4. Bad news and good news for the PC market

Microsoft’s Surface Pro 3 is a laptop in tablet’s clothing when you connect its Type Cover accessory.
First, let’s look on the bright side: Microsoft’s Windows revenue from hardware partners was up three percent! Combined with Intel’s surprisingly solid quarterly numbers for PC sales, that’s tremendous news indeed for an industry that’s been in a bleak decline for years now.

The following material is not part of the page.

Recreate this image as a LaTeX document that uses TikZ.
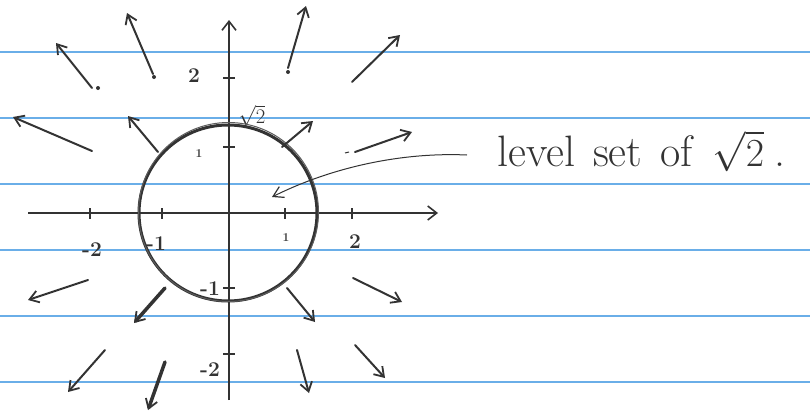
\documentclass[tikz,border=0pt]{standalone}
\usetikzlibrary{arrows.meta}
\definecolor{ink}{HTML}{333333}
\definecolor{rule}{HTML}{6AAEE8}
\tikzset{
  vec/.style={draw=ink, line width=2pt, line cap=round, -{Straight Barb[length=9pt,width=12pt,line width=1.8pt]}},
  thickvec/.style={vec, line width=3.5pt},
  axis/.style={draw=ink, line width=1.6pt, -{Straight Barb[length=9pt,width=14pt,line width=1.6pt]}},
  tick/.style={draw=ink, line width=1.4pt},
  num/.style={text=ink, font=\fontsize{21}{22}\selectfont\bfseries, inner sep=0pt},
  small/.style={text=ink, font=\fontsize{12}{13}\selectfont\bfseries, inner sep=0pt},
  ruleline/.style={draw=rule, line width=1.6pt},
  tail/.style={fill=ink, draw=none},
}
\begin{document}
\begin{tikzpicture}[x=1pt,y=-1pt]
\useasboundingbox[fill=white] (0,0) rectangle (810,415);
% ruled paper
\foreach \yy in {52,118,184,250,316,382} \draw[ruleline] (0,\yy) -- (810,\yy);
% axes
\coordinate (xs) at (28,213); \coordinate (xe) at (438,213);
\coordinate (ys) at (229,400); \coordinate (ye) at (229,20);
\draw[axis] (xs) -- (xe);
\draw[axis] (ys) -- (ye);
% ticks
\foreach \xx in {90,162,285,352} \draw[tick] (\xx,208) -- (\xx,219);
\foreach \yy in {78,147,288,354} \draw[tick] (223,\yy) -- (235,\yy);
% tick labels
\node[num] (xm2) at (92,250) {-2};
\node[num] (xm1) at (156,244) {-1};
\node[small] (x1) at (286,238) {1};
\node[num] (x2) at (355,242) {2};
\node[num] (y2) at (194,76) {2};
\node[small] (y1) at (199,154) {1};
\node[num] (ym1) at (210,289) {-1};
\node[num] (ym2) at (210,370) {-2};
\node[text=ink, font=\fontsize{20}{21}\selectfont, inner sep=0pt] (ys2) at (252,116) {$\sqrt{2}$};
% level set circle
\coordinate (O) at (228,213);
\draw[ink, line width=3pt] (O) ellipse [x radius=89, y radius=88];
\draw[ink!80, line width=1pt] (228.5,212) ellipse [x radius=90, y radius=89.5];
% vector field
\draw[vec] (92,88) -- (56,43);   \fill[tail] (98,88) circle (2pt);
\draw[vec] (153,74) -- (127,13); \fill[tail] (154,77) circle (2pt);
\draw[vec] (288,68) -- (306,6);  \fill[tail] (288,72) circle (2pt);
\draw[vec] (352,82) -- (400,35);
\draw[vec] (92,151) -- (13,117);
\draw[vec] (158,152) -- (128,116);
\draw[vec] (282,147) -- (313,121);
\draw[vec] (355,152) -- (412,132);
\draw[ink, line width=1pt] (345,153) -- (349,152);
\draw[vec] (88,280) -- (28,300);
\draw[thickvec] (165,288) -- (134,323);
\draw[vec] (287,288) -- (315,322);
\draw[vec] (353,278) -- (402,302);
\draw[vec] (105,350) -- (68,392);
\draw[thickvec] (165,362) -- (148,410);
\draw[vec] (297,350) -- (309,393);
\draw[vec] (355,345) -- (385,378);
% label and leader
\node[anchor=base west, text=ink, inner sep=0pt, font=\fontsize{44}{46}\selectfont] (lbl) at (497,166) {level\hspace{18pt}set\hspace{18pt}of\hspace{20pt}\scalebox{1.6}{$\sqrt{2}$}\hspace{10pt}.};
\coordinate (lead) at (467,155);
\coordinate (tip) at (272,197);
\draw[ink, line width=1pt, -{Straight Barb[length=10pt,width=12pt,line width=1.2pt]}] (lead) .. controls (400,152) and (330,168) .. (tip);
\end{tikzpicture}
\end{document}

Digging a little deeper reveals some worrying tidbits, however. The slight growth was largely due to an 11-percent increase in revenues from Microsoft’s Windows OEM Pro segment—businesses, in other words. Most likely, many of these companies were finally jumping off the Windows XP bandwagon now that the aged OS has officially been put out to pasture, which could mean the increase will prove to be temporary. Glancing at consumer Windows revenues paints a far darker picture: Those sales were down a whopping 9 percent year-over-year. Gulp.
5. Return to roots
That said, Microsoft’s core business is still a money-making juggernaut. Despite the lackluster hardware profits, Microsoft still made a hefty $23.4 billion in revenues last quarter alone, with $4.6 billion of that going straight into the bank. The numbers were bolstered by particularly strong business and cloud sales.

Performing any serious work on Office for iPad requires an Office 365 subscription.
One bright spot had everything to do with productivity, but nothing to do with business: Microsoft managed to sign up an additional 1 million Office 365 Home Premium subscribers last quarter, bringing the total number of users up to 5.6 million. The company recently rolled out new Office 365 personal subscriptions and Office for iPad, both of which no doubt helped boost the subscriber count last quarter.
For all the initial hand-wringing about a subscription-based Office versus the benefits of standalone software, folks are jumping onto the Office 365 bandwagon in droves—in fact, Microsoft has said that Office 365 is the fastest-growing business in the company’s history.